Some pieces of Maya culture can be understood, like the calendar with its three wheels.
The biggest wheel (to the right) keeps track of something resembling months. The bigger wheel around the smaller wheel together indicate the date. The original calendar only had 260 days per year, but this revised edition qualified 365 days.
“It consisted of 18 named months (…), each of 20 days’ duration, and one month of 5 days […], making altogether a ‘vague year’ […] because the extra one quarter of a day in a solar year, which we solved by adding a leap year, the Maya chose to ignore (Robinson 126).”
The Dresden Codex has many dates in it (mostly pertaining to significant divine dates since it is a semi-religious text), an interpretation that could not have been made without the discovery and correct translation of the calendars.
Arguably the most difficult part of breaking the Maya code was the multiple signifiers for a single signified. The creation of the glyphs was practical, but also artistic and allowed the writer many freedoms in his/her chosen interpretation of the signified. A major step in the decipherment of the glyphs is the realization that they are partially phonetic. “It is no ordinary alphabet, since it contains more than one sign for some letters, as well as syllabic signs” (Robinson 130).
The decipherment was met with two major obstacles: Mayan languages are relatively unknown to Maya scholars, and the combination writing system of phonography (representing vocal sounds) and logography (representing a word or phrase). After much time, a semi-universal syllabic chart was developed that enables the majority of glyphs to be read. Most (likely all) disagreements concerning this chart spawn from the ambiguity caused by the mixed writing system. It is likely, considering the use of glyphs did not carry over to future generations, that many Mayans did not know how to interpret these glyphs. Regional differences and, obviously, the Spanish Inquisition no doubt played a role in the end of this writing system. (Note: this is my opinion and is probably not shared by scholars who would laugh at my ignorance.)

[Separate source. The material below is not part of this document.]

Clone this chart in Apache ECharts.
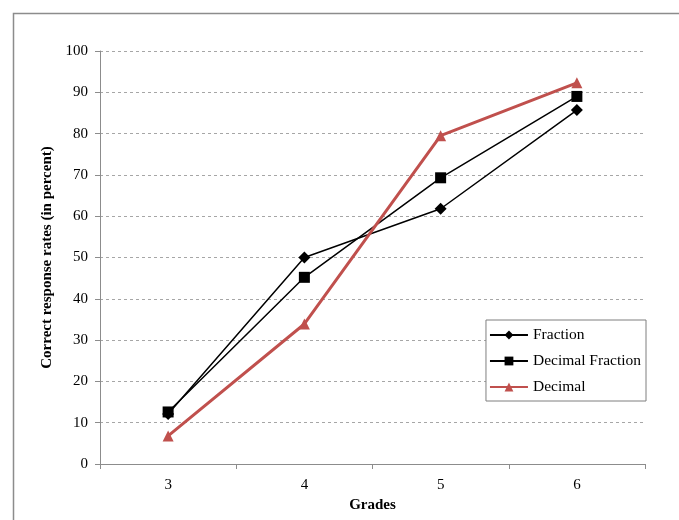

Maya art was covered with equally complicated layers of linguistic clues. Murals, for example, show a single narrative with the image taking first importance, while the glyphs supplement. The 1970s in the New York art world proved lucrative for Mayan research. Michael Coe – leading Mayanist – was organizing a Maya ceramics exhibition when he noticed a trend among the glyphs printed on the utensils. He coined the trend the Primary Standard Sequence and made an intellectual, but ultimately uneducated, guess that they “referred to Maya mythical adventures in the Otherworld,” like the Egyptian book of the Dead (Robinson 143).
He may have been wrong, but his unexpected discovery was valuable (and fun) nonetheless. After additional research, a few of the patterns were deciphered as “to drink” and “cacao.” The cup was sent to Hershey Foods Corporation where it was confirmed the residue from the cup was cacao. The glyphs of the cup identified the owner of the cup and the purpose of the cup. Practical, yet artistic; those Mayans fooled us all.